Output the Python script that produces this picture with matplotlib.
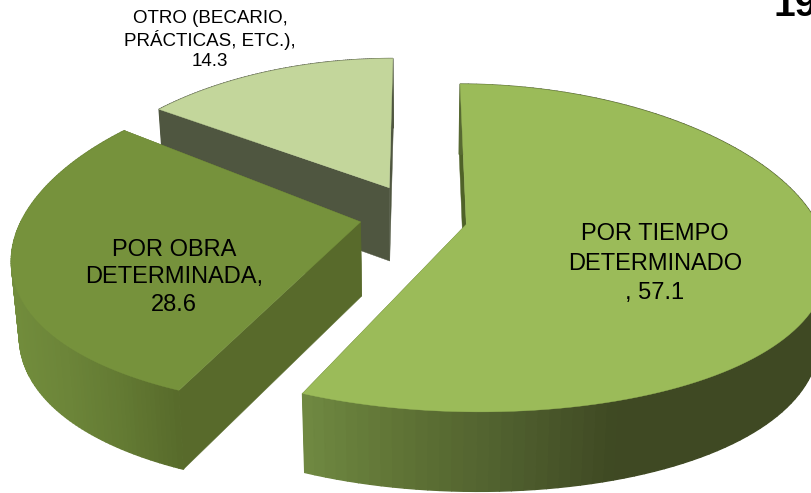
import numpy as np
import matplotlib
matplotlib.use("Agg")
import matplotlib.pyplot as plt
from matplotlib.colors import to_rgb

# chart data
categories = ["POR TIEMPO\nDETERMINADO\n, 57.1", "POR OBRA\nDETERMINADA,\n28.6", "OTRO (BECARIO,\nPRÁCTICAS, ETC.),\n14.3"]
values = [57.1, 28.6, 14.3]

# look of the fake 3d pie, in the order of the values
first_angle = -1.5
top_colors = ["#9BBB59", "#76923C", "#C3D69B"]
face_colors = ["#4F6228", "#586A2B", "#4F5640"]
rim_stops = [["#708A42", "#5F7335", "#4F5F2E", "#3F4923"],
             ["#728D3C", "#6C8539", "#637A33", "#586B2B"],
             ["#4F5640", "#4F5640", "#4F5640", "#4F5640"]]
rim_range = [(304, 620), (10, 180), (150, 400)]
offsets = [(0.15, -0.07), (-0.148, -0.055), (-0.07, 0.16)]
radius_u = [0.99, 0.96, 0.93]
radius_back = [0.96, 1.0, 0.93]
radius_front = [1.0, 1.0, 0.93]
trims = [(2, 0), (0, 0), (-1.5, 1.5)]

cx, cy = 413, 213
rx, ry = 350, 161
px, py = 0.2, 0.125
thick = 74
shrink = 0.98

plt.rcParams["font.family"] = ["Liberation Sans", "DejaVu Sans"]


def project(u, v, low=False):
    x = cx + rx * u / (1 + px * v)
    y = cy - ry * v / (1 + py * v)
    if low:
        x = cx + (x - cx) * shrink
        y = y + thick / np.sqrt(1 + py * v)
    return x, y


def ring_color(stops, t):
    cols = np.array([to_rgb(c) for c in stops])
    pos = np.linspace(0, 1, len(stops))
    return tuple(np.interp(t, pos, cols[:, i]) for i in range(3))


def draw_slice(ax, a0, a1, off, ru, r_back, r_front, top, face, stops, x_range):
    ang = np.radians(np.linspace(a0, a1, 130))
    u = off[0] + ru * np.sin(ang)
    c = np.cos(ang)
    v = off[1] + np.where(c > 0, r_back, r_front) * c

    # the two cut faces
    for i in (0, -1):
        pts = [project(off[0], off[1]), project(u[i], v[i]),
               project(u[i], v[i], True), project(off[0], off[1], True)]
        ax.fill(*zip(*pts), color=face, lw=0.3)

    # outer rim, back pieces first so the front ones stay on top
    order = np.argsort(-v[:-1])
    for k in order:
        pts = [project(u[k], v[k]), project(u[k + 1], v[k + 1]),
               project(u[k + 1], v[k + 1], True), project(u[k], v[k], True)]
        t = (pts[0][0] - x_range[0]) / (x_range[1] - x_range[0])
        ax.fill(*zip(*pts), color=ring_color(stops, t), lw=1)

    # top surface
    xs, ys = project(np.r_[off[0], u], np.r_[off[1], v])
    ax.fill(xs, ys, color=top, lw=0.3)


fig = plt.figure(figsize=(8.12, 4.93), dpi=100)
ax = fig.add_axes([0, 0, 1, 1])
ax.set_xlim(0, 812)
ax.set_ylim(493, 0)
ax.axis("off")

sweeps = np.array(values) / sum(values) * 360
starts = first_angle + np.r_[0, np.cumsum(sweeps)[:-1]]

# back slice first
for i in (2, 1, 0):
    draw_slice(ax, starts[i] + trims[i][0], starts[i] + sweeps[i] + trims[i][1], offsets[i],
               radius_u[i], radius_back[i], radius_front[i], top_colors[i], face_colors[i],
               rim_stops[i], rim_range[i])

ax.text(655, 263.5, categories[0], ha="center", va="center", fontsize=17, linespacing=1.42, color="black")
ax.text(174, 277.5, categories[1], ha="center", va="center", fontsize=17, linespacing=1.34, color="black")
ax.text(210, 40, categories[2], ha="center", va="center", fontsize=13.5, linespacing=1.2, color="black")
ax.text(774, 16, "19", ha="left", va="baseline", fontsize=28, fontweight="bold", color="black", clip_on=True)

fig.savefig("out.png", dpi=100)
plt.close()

● ● ● ●

• [Required task]: Begin at the first line of the data above and repeat each line exactly, stopping after the line containing "v = off[1] +". Omit the pictures.

• [The output]:
Output the Python script that produces this picture with matplotlib.
import numpy as np
import matplotlib
matplotlib.use("Agg")
import matplotlib.pyplot as plt
from matplotlib.colors import to_rgb

# chart data
categories = ["POR TIEMPO\nDETERMINADO\n, 57.1", "POR OBRA\nDETERMINADA,\n28.6", "OTRO (BECARIO,\nPRÁCTICAS, ETC.),\n14.3"]
values = [57.1, 28.6, 14.3]

# look of the fake 3d pie, in the order of the values
first_angle = -1.5
top_colors = ["#9BBB59", "#76923C", "#C3D69B"]
face_colors = ["#4F6228", "#586A2B", "#4F5640"]
rim_stops = [["#708A42", "#5F7335", "#4F5F2E", "#3F4923"],
             ["#728D3C", "#6C8539", "#637A33", "#586B2B"],
             ["#4F5640", "#4F5640", "#4F5640", "#4F5640"]]
rim_range = [(304, 620), (10, 180), (150, 400)]
offsets = [(0.15, -0.07), (-0.148, -0.055), (-0.07, 0.16)]
radius_u = [0.99, 0.96, 0.93]
radius_back = [0.96, 1.0, 0.93]
radius_front = [1.0, 1.0, 0.93]
trims = [(2, 0), (0, 0), (-1.5, 1.5)]

cx, cy = 413, 213
rx, ry = 350, 161
px, py = 0.2, 0.125
thick = 74
shrink = 0.98

plt.rcParams["font.family"] = ["Liberation Sans", "DejaVu Sans"]


def project(u, v, low=False):
    x = cx + rx * u / (1 + px * v)
    y = cy - ry * v / (1 + py * v)
    if low:
        x = cx + (x - cx) * shrink
        y = y + thick / np.sqrt(1 + py * v)
    return x, y


def ring_color(stops, t):
    cols = np.array([to_rgb(c) for c in stops])
    pos = np.linspace(0, 1, len(stops))
    return tuple(np.interp(t, pos, cols[:, i]) for i in range(3))


def draw_slice(ax, a0, a1, off, ru, r_back, r_front, top, face, stops, x_range):
    ang = np.radians(np.linspace(a0, a1, 130))
    u = off[0] + ru * np.sin(ang)
    c = np.cos(ang)
    v = off[1] + np.where(c > 0, r_back, r_front) * c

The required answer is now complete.